'Enda? Aaaw, we thought it was Santa'

Mon, Nov 5, 2012, 00:00

SKETCH:Mention of the referendum was greeted with dismay by the children.

And not a vote cast yet.

Saturday morning at Blanchardstown Shopping Centre and something was afoot.

A welcoming party outside.

Lots of gardaí, along with managerial types and smiley young people in yellow T-shirts. A television news crew. Photographers.

In the first week in November, this could only mean one thing.

Shoppers came over to check.

“Who’s coming today?” You could see the kids getting excited. One little fella, speechless with anticipation, curled his shaking fists into tight little balls and waited for the answer.

“It’s Enda Kenny,” we said. “For the referendum.”

The child looked up at his mother, crestfallen.

“Enda Kenny?” she repeated, incredulous. “Enda Kenny? Aaaw, we thought it was Santa . . .” She revved up her buggy and they left.

Upsetting the little ones before he even arrived.

Not the best of starts for a Taoiseach campaigning for a Yes vote in the children’s referendum.

He soon made up for it, though. Enda is a very good canvasser: enthusiastic and engaging. People find it difficult to be rude to him.

Yet, in the current economic climate, chumminess and charm only goes so far. A year and a half into his Government, what sort of reception could the Taoiseach expect? His uneventful canvass began before midday and didn’t last long. The policemen needn’t have looked so worried.

There was barely a mention of the economy, while a retired garda from the Cavan area took the chance to explain quietly to him why Seán Quinn shouldn’t be in jail.

Enda lent an ear – he gave the man his time, but no comfort, before moving on.

“This referendum is an opportunity to put in place rights and protection for children,” he told shoppers.

They listened politely and took the leaflet. But there seemed little desire to engage on the subject.

However, while he didn’t encounter any opposition, quite a few people sounded uneasy about the proposed change to the Constitution.

“Will the State make our children a ward of court,” asked one woman.

Minister for Children Frances Fitzgerald hurried across to explain.

Sharon and Charlotte Byrne from Kells looked aghast when Enda buttonholed them. They explained afterwards it was nothing to do with him, or what he had to say. “We got a terrible shock. He was on top of us before we even knew. He just appeared out of nowhere.”

They are still making up their minds, but it’s “probably” going to be Yes. They want to read the explanatory booklet first.

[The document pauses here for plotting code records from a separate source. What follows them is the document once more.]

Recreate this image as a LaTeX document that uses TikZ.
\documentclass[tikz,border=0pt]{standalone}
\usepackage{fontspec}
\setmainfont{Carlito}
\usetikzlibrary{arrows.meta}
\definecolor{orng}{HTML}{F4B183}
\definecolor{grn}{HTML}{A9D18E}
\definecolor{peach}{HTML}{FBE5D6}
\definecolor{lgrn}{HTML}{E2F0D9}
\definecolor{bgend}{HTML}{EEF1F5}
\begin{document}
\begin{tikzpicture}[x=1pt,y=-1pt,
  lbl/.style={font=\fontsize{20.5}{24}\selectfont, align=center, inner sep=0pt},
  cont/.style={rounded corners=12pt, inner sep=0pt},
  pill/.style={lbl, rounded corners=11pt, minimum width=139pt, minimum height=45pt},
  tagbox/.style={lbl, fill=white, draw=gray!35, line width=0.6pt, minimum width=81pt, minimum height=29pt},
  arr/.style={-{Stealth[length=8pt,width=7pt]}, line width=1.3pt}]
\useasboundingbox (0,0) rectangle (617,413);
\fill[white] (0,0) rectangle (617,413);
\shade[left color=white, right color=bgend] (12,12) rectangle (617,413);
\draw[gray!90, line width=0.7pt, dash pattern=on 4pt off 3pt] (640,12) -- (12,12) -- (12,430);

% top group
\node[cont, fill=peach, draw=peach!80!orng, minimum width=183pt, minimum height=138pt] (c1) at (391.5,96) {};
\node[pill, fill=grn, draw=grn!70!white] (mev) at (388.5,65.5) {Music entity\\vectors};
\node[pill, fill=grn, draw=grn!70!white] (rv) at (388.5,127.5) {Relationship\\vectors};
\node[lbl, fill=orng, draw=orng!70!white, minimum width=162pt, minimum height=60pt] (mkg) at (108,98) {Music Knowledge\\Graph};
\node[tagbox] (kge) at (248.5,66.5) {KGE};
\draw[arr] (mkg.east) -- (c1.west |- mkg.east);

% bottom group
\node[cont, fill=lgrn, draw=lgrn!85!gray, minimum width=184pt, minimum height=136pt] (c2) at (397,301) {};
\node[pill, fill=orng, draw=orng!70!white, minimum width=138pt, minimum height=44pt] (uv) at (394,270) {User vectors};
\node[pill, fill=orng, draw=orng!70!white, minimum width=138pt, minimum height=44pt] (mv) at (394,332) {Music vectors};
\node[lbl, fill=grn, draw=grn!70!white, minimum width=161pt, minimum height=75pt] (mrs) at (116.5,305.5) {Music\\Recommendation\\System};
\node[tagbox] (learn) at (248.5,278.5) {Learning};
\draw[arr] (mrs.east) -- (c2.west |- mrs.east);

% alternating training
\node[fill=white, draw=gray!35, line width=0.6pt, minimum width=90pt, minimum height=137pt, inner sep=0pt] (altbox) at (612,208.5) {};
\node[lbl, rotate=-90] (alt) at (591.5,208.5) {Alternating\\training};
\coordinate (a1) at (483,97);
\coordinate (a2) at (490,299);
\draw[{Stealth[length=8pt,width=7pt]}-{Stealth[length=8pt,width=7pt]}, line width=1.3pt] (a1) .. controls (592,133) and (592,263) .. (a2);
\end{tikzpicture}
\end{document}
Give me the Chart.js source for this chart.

Pauline McAvinue and her daughter Laura, both from Castleknock, Dublin, were cornered while having a cup of coffee. Pauline explained she had more or less decided to vote in favour, but after listening to what some people had been saying on the radio, she wasn’t so sure now. “We don’t want to give them too much power,” she mused.

If there was a sense of “don’t hit me with the children’s referendum in me arms” about Enda’s low-key canvass, it didn’t stop the mammies and daddies queuing up to thrust their gurgling offspring into his hands.

Ahmed Nazari from Castleknock asked the Taoiseach for a photograph with his four-year-old daughter, Wafa, who was holding a pink balloon twisted into the shape of a heart. He duly obliged, lifting up the smiling toddler while deftly nudging the balloon to frame her face in the heart.

When it comes to kissing tots, Enda is the best in the business.

“It’s like Tom Jones and the knickers,” marvelled an admiring onlooker, “except people fling babies at Enda.”

A lack of interest – or perhaps it’s because people have their minds made up – was also apparent on Dublin’s Henry Street, where Gerry Adams campaigned for a Yes vote. “We think it’s a step in the right direction . . . people should come out and they should not be apathetic about this issue,” said the Sinn Féin leader.

Like the Taoiseach an hour earlier in Blanchardstown, his brief canvass seemed more about getting the message out to a wider audience, via the media, than it was about meeting people.

It would have been over in a matter of minutes had some street traders not buttonholed him.

“Don’t mind the referendum – take the chil-der-en off the streets. Our own chil-der-en. Take them off the streets,” said one, before telling him at length about their problems with “the Corporation”.

A few minutes later, Joe Costello, the local Labour TD, arrived on the scene, also promoting a Yes vote.

“It’s very important that children have rights as citizens in their own right, so that what happened in the past never happens again,” he said.

He also got an earful about the “Corporation”. “Look, we sorted it out before and we’ll do it again,” he told the traders, putting Yes stickers on their jackets as he spoke.

A woman, who didn’t want to give her name, told us she was definitely voting No.

Why? “Just going by what I hear and going by what’s in Alive!. I belong to a particular group and we’ll all be voting No.”

What is the group? “Not a political party, that’s for sure.”